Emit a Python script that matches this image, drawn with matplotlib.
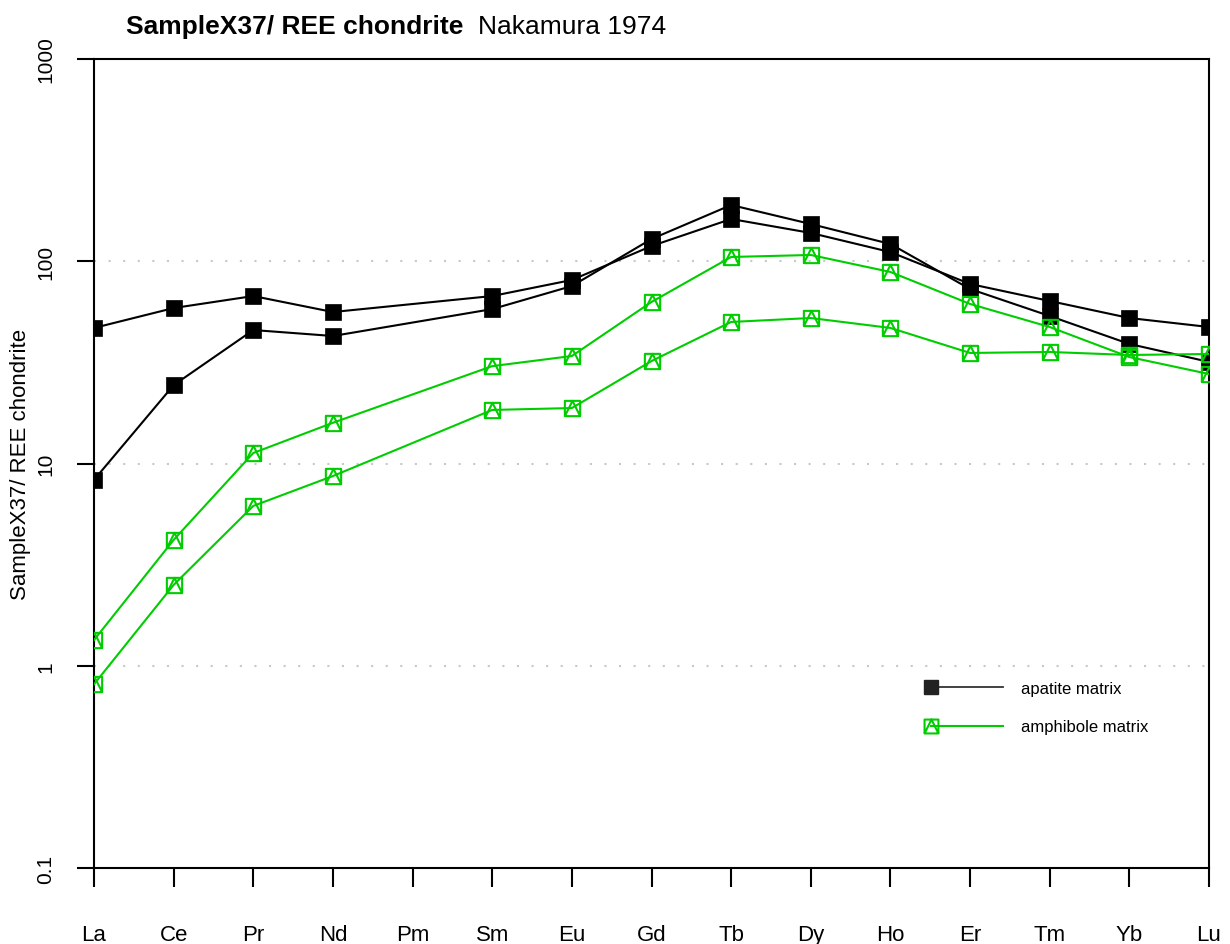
import numpy as np
import matplotlib
matplotlib.use("Agg")
import matplotlib.pyplot as plt
from matplotlib import font_manager
from matplotlib.path import Path
from matplotlib.lines import Line2D
from matplotlib.legend_handler import HandlerLine2D

# ---------------- data ----------------
elements = ['La', 'Ce', 'Pr', 'Nd', 'Pm', 'Sm', 'Eu', 'Gd', 'Tb', 'Dy', 'Ho', 'Er', 'Tm', 'Yb', 'Lu']
nan = np.nan
apatite_1 = [46.8, 58.7, 67.3, 56.1, nan, 67.3, 80.8, 118.9, 161.8, 138.0, 111.0, 77.2, 63.6, 52.4, 47.3]
apatite_2 = [8.3, 24.4, 45.7, 42.7, nan, 58.0, 75.4, 128.8, 189.7, 152.8, 121.7, 72.9, 53.6, 39.0, 31.8]
amphibole_1 = [1.34, 4.19, 11.27, 15.9, nan, 30.3, 34.0, 62.9, 105.0, 107.4, 88.5, 61.5, 47.3, 33.6, 27.7]
amphibole_2 = [0.81, 2.51, 6.17, 8.67, nan, 18.4, 18.8, 32.1, 50.1, 52.4, 46.8, 35.2, 35.6, 34.4, 34.8]
legend_labels = ['apatite matrix', 'amphibole matrix']
yticks = [0.1, 1, 10, 100, 1000]
ytick_labels = ['0.1', '1', '10', '100', '1000']
title_bold = 'SampleX37/ REE chondrite'
title_normal = 'Nakamura 1974'
ylabel = 'SampleX37/ REE chondrite'

# ---------------- fonts ----------------
available = {f.name for f in font_manager.fontManager.ttflist}
regular = 'Liberation Sans' if 'Liberation Sans' in available else 'DejaVu Sans'
narrow = 'Liberation Sans Narrow' if 'Liberation Sans Narrow' in available else regular

BLACK = '#000000'
GREEN = '#00CD00'

# square with inscribed triangle (R pch 14)
box_tri = Path(
    [(-1, -1), (1, -1), (1, 1), (-1, 1), (-1, -1),
     (-1, -1), (0, 1), (1, -1)],
    [Path.MOVETO, Path.LINETO, Path.LINETO, Path.LINETO, Path.CLOSEPOLY,
     Path.MOVETO, Path.LINETO, Path.LINETO])

fig = plt.figure(figsize=(12.3, 9.45), dpi=100)
ax = fig.add_axes([94 / 1230, 1 - 869 / 945, (1209 - 94) / 1230, (869 - 60) / 945])

x = np.arange(len(elements))


def draw(vals, color, marker, mfc, ms, mew):
    v = np.asarray(vals, dtype=float)
    m = np.isfinite(v)
    ax.plot(x[m], v[m], color=color, lw=1.5, marker=marker, ms=ms,
            mfc=mfc, mec=color, mew=mew, zorder=3)


draw(apatite_1, BLACK, 's', BLACK, 11.5, 0.5)
draw(apatite_2, BLACK, 's', BLACK, 11.5, 0.5)
draw(amphibole_1, GREEN, box_tri, 'none', 11, 1.5)
draw(amphibole_2, GREEN, box_tri, 'none', 11, 1.5)

ax.set_yscale('log')
ax.set_ylim(0.1, 1000)
ax.set_xlim(0, len(elements) - 1)

# grid
for g in [1, 10, 100]:
    ax.axhline(g, color='#c8c8c8', lw=1.5, ls=(0, (1, 6)), zorder=1)

# spines
for s in ax.spines.values():
    s.set_linewidth(1.5)

ax.set_yticks(yticks)
ax.set_yticklabels(ytick_labels, rotation=90, va='center', ha='right',
                   fontfamily=regular, fontsize=15)
ax.yaxis.set_minor_locator(matplotlib.ticker.NullLocator())
ax.tick_params(axis='y', length=12, width=1.5, pad=16)

ax.set_xticks(x)
ax.set_xticklabels(elements, fontfamily=narrow, fontsize=16)
for lab in ax.get_xticklabels():
    lab.set_va('baseline')
ax.tick_params(axis='x', length=14, width=1.5, pad=38)

ax.set_ylabel(ylabel, fontfamily=regular, fontsize=16)
ax.yaxis.set_label_coords(-0.066, 0.5)
ax.yaxis.label.set_va('center')

fig.text(126 / 1230, 1 - 27 / 945, title_bold, fontfamily=narrow, fontweight='bold',
         fontsize=19, va='center', ha='left')
fig.text(478 / 1230, 1 - 27 / 945, title_normal, fontfamily=narrow,
         fontsize=19, va='center', ha='left')


# legend with marker at the left end of the line
class LeftMarker(HandlerLine2D):
    def create_artists(self, legend, orig_handle, xdescent, ydescent,
                       width, height, fontsize, trans):
        y = (height - ydescent) / 2
        line = Line2D([-xdescent, -xdescent + width], [y, y])
        self.update_prop(line, orig_handle, legend)
        line.set_marker('None')
        mk = Line2D([-xdescent], [y])
        self.update_prop(mk, orig_handle, legend)
        mk.set_linestyle('None')
        line.set_transform(trans)
        mk.set_transform(trans)
        return [line, mk]


h1 = Line2D([], [], color='#333333', lw=1.3, marker='s', ms=10, mfc='#222222', mec='#222222')
h2 = Line2D([], [], color=GREEN, lw=1.5, marker=box_tri, ms=10, mfc='none', mec=GREEN, mew=1.5)
leg = ax.legend([h1, h2], legend_labels, loc='upper left',
                bbox_to_anchor=((931 - 94) / 1115, (869 - 682) / 809),
                frameon=False, borderpad=0, borderaxespad=0,
                handlelength=4.3, handletextpad=1.1, labelspacing=1.4,
                handler_map={Line2D: LeftMarker()},
                prop={'family': narrow, 'size': 12})

fig.savefig('out.png', dpi=100)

Task: With the pictures left out, restate word for word every line of the data above, from the first down to the line that contains "GREEN = '#00CD00'".

Output below:
Emit a Python script that matches this image, drawn with matplotlib.
import numpy as np
import matplotlib
matplotlib.use("Agg")
import matplotlib.pyplot as plt
from matplotlib import font_manager
from matplotlib.path import Path
from matplotlib.lines import Line2D
from matplotlib.legend_handler import HandlerLine2D

# ---------------- data ----------------
elements = ['La', 'Ce', 'Pr', 'Nd', 'Pm', 'Sm', 'Eu', 'Gd', 'Tb', 'Dy', 'Ho', 'Er', 'Tm', 'Yb', 'Lu']
nan = np.nan
apatite_1 = [46.8, 58.7, 67.3, 56.1, nan, 67.3, 80.8, 118.9, 161.8, 138.0, 111.0, 77.2, 63.6, 52.4, 47.3]
apatite_2 = [8.3, 24.4, 45.7, 42.7, nan, 58.0, 75.4, 128.8, 189.7, 152.8, 121.7, 72.9, 53.6, 39.0, 31.8]
amphibole_1 = [1.34, 4.19, 11.27, 15.9, nan, 30.3, 34.0, 62.9, 105.0, 107.4, 88.5, 61.5, 47.3, 33.6, 27.7]
amphibole_2 = [0.81, 2.51, 6.17, 8.67, nan, 18.4, 18.8, 32.1, 50.1, 52.4, 46.8, 35.2, 35.6, 34.4, 34.8]
legend_labels = ['apatite matrix', 'amphibole matrix']
yticks = [0.1, 1, 10, 100, 1000]
ytick_labels = ['0.1', '1', '10', '100', '1000']
title_bold = 'SampleX37/ REE chondrite'
title_normal = 'Nakamura 1974'
ylabel = 'SampleX37/ REE chondrite'

# ---------------- fonts ----------------
available = {f.name for f in font_manager.fontManager.ttflist}
regular = 'Liberation Sans' if 'Liberation Sans' in available else 'DejaVu Sans'
narrow = 'Liberation Sans Narrow' if 'Liberation Sans Narrow' in available else regular

BLACK = '#000000'
GREEN = '#00CD00'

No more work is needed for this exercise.